A contraction in supply may have less effect than for most other commodities because while oil is burned and wheat is eaten, most of the 171,300 tons of gold ever mined is still in circulation. Supply from pits, recycling and sales of central-bank reserves exceeded demand every year since 2006, according to Morgan Stanley.

The slump may be exacerbated by mining companies forward-selling their production to lock in returns, driving prices lower, spurring more sales and creating “a self-reinforcing, accelerated collapse,” Societe Generale said. The 12-year bull market was underpinned by producers buying back hedges that peaked at 117 percent of annual output in 2000.

Future Earnings

Shares of Barrick fell 55 percent in New York this year while those of Newmont Mining Corp., the second-biggest producer, retreated 36 percent. Toronto-based Barrick now trades at 5.4 times future earnings, from as much as 18.9 three years ago, according to data compiled by Bloomberg. Newmont, based in Greenwood Village, Colorado, trades at 12 times anticipated profit, from a peak of 22 in 2010.
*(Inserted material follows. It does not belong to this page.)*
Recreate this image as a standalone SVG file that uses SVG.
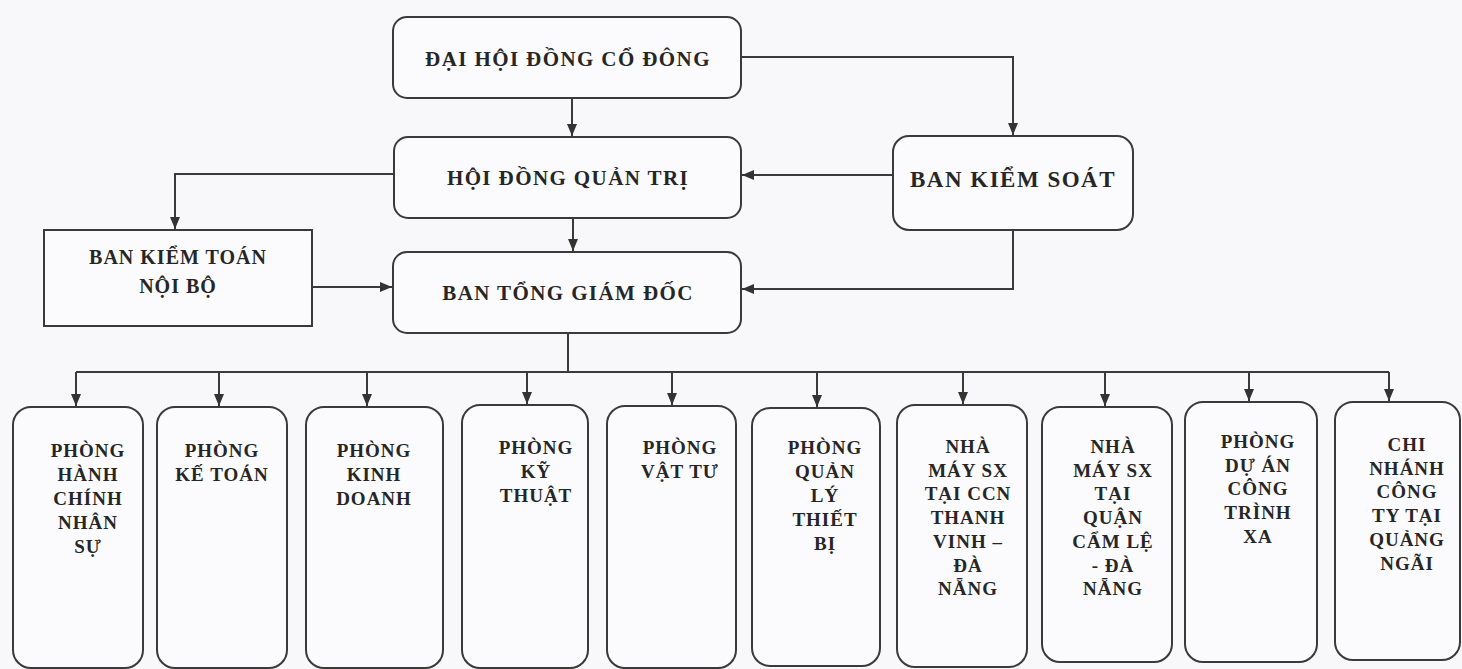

Demand from central banks, the biggest gold holders, may weaken because rising U.S. bond yields and a stronger dollar will diminish the metal’s appeal as a way of diversifying their reserves, according to Societe Generale. Central banks added 534.6 tons last year, the most since 1964, data from the World Gold Council in London show.

Sales of coins and jewelry surged around the world after the bear market began, spurring a 13 percent rally in prices in less than three weeks. There are signs that has slowed, with the U.S. Mint selling 19 percent fewer ounces of American Eagle gold coins in June than in May. India, the biggest buyer, imposed curbs on imports last month to rein in its trade deficit and consumers are contending with a record-low rupee against the dollar.

“The fear trade has faded,” Tom Kendall, an analyst at Credit Suisse, said in an interview in New York. “Clearly the global economy still faces some substantial challenges, but the ‘Planet of the Apes’ risk – get gold, guns and hunker down – is diminishing.”